Blog Yazılarımız

TUDPAM | Türk Dış Politikası Araştırma Merkezi > Analizler > Filistin-İsrail Gerçeği ve Türkiye

Filistin-İsrail Gerçeği ve Türkiye

Anıl Uğur

TUDPAM Araştırma Asistanı

7 Ekim 2023’ten bu yana Gazze’de devam eden savaş, insanlık suçlarını da beraberinde sürüklüyor. İsrail’in sivil ayırt etmeksizin kullandığı güç karşısında bütün dünya donmuş durumda. Türkiye ilk aşamada itidalli olma düşüncesinde olsa da İsrail saldırıların boyutunu arttırdıktan sonra duruşunu kesin bir şekilde belli etmiş ve Filistin’in yanında olmuştur. Bununla birlikte İsrail ile normalleşme aşamasındaki ilişkilerini askıya almıştır. Yüksek bütçeli ticari anlaşmaları da durdurmuştur.

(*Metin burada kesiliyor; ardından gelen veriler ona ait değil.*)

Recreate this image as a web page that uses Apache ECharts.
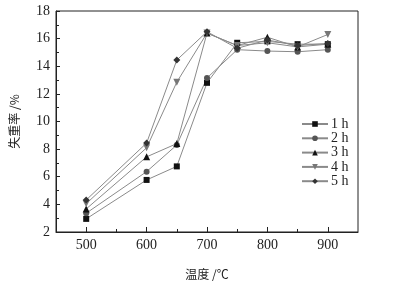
<!DOCTYPE html>
<html><head><meta charset="utf-8">
<script src="https://cdn.jsdelivr.net/npm/echarts@6/dist/echarts.min.js"></script>
<style>html,body{margin:0;padding:0;background:#fff}#c{width:404px;height:285px}</style>
</head><body><div id="c"></div>
<script>
var temps = [500, 600, 650, 700, 750, 800, 850, 900];
var seriesNames = ['1 h', '2 h', '3 h', '4 h', '5 h'];
var s1h = [2.95, 5.77, 6.75, 12.8, 15.7, 15.8, 15.6, 15.6];
var s2h = [3.36, 6.37, 8.3, 13.15, 15.2, 15.1, 15.05, 15.2];
var s3h = [3.67, 7.44, 8.4, 16.4, 15.5, 16.1, 15.4, 15.6];
var s4h = [4.05, 8.1, 12.85, 16.4, 15.5, 15.7, 15.4, 16.3];
var s5h = [4.32, 8.44, 14.45, 16.5, 15.3, 15.9, 15.5, 15.65];
var xLabels = [500, 600, 700, 800, 900];
var xMinorTicks = [550, 650, 750, 850];

var allData = [s1h, s2h, s3h, s4h, s5h];
var symbols = ['rect', 'circle', 'triangle', 'path://M0,0 L10,0 L5,9 Z', 'diamond'];
var symSizes = [6, 6, 7, 7, 7];
var markerColors = ['#111', '#555', '#111', '#777', '#333'];

var chart = echarts.init(document.getElementById('c'));
var serif = '"Liberation Serif", "DejaVu Serif", serif';
var series = seriesNames.map(function (n, i) {
  return {
    name: n, type: 'line',
    data: temps.map(function (t, j) { return [t, allData[i][j]]; }),
    symbol: symbols[i], symbolSize: symSizes[i], showSymbol: true,
    itemStyle: { color: markerColors[i] },
    lineStyle: { color: '#8a8a8a', width: 1 },
    emphasis: { disabled: true }, animation: false
  };
});
chart.setOption({
  animation: false,
  grid: { left: 51, top: 11, right: 46, bottom: 50, show: true, borderColor: '#222', borderWidth: 1 },
  legend: {
    orient: 'vertical', left: 296, top: 112, itemWidth: 26, itemHeight: 7, itemGap: 0.3,
    textStyle: { fontFamily: serif, fontSize: 14, color: '#222', lineHeight: 13, padding: [0, 0, 0, -2] },
    data: seriesNames
  },
  xAxis: [{
    type: 'value', min: 450, max: 950, interval: 50,
    name: '温度 /℃', nameLocation: 'middle', nameGap: 36,
    nameTextStyle: { fontFamily: '"Noto Sans CJK SC"', fontSize: 12, color: '#222' },
    axisLine: { lineStyle: { color: '#222' } },
    axisTick: { inside: true, length: 5, lineStyle: { color: '#222' }, customValues: xLabels },
    axisLabel: { fontFamily: serif, fontSize: 14, color: '#222', margin: 6, customValues: xLabels },
    splitLine: { show: false }
  }, {
    type: 'value', min: 450, max: 950, interval: 50, position: 'bottom',
    axisLine: { show: false },
    axisTick: { inside: true, length: 3, lineStyle: { color: '#222' }, customValues: xMinorTicks },
    axisLabel: { show: false }, splitLine: { show: false }
  }],
  yAxis: {
    type: 'value', min: 2, max: 18, interval: 2,
    name: '失重率 /%', nameLocation: 'middle', nameGap: 36,
    nameTextStyle: { fontFamily: '"Noto Sans CJK SC"', fontSize: 12, color: '#222' },
    axisLine: { show: true, lineStyle: { color: '#222' } },
    axisTick: { show: true, inside: true, length: 4, lineStyle: { color: '#222' } },
    minorTick: { show: true, splitNumber: 2, length: 3, lineStyle: { color: '#222' } },
    axisLabel: { fontFamily: serif, fontSize: 14, color: '#222', margin: 6 },
    splitLine: { show: false }
  },
  series: series
});
</script></body></html>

Gazze’de yaşanan bu insanlık dışı tutumun derhal sona ermesi konusunda da ısrarcı olan Türkiye hem halk hem de devlet düzeyinde birçok yardım girişiminin de başında olan devletlerden birisi haline gelmiştir. Uluslararası arenadaki söylemleri ve sergilediği duruşla daima Filistin’in yanında olduğunu tüm dünyaya göstermiştir.

Filistin Devlet Başkanı Mahmud Abbas’ın TBMM Konuşması

Geçtiğimiz günlerde TBMM’de konuşan Filistin Devlet Başkanı Abbas Filistin meselesi konusunda herhangi bir çözüm yolunun kalmadığından bahsetti. Devamında ise İsrail’in asıl amacının Filistin topraklarından Filistinlileri ilhak ederek tehcir ettirmek olduğundan ama bunun asla gerçekleşmeyeceğinden bahsetti.

Konuşmasında en dikkat çekici konu ise hem kendisi hem de Filistin devlet kademesindekilerle birlikte Gazze’ye gideceğini ve kendi hayatının oradaki çocukların hayatından daha değerli olmadığını söylemesiydi.

Abbas’ın TBMM konuşması tüm dünya basınında genişçe yer buldu. Filistin halkının sesini bir kez daha sessiz kalanlara duyurmaya çalışılması konusunda duyarlı davranan Türkiye Cumhuriyeti Gazze konusunda elinden geleni yapmaya oldukça açık olduğunu bir kez daha göstermiştir.

Değerlendirme

Filistin devletinin varlığı için büyük öneme sahip olan Gazze’nin, savaş içerisinden acilen sıyrılması ve en kısa sürede ateşkesin sağlanması gerekmektedir. Nitekim tersi bir senaryoda daha büyük bir savaş çemberinin oluşması kaçınılmaz olacaktır. İsrail’in, tabiri caizse freni patlamış bir kamyon gibi saldırıların hızını ve şiddetini arttırması bölgeye olan hassasiyeti de doğru oranda arttırmaktadır. Bölgede oluşan hassasiyet çeperi ne kadar genişlerse İsrail için işler bir o kadar zorlaşacaktır.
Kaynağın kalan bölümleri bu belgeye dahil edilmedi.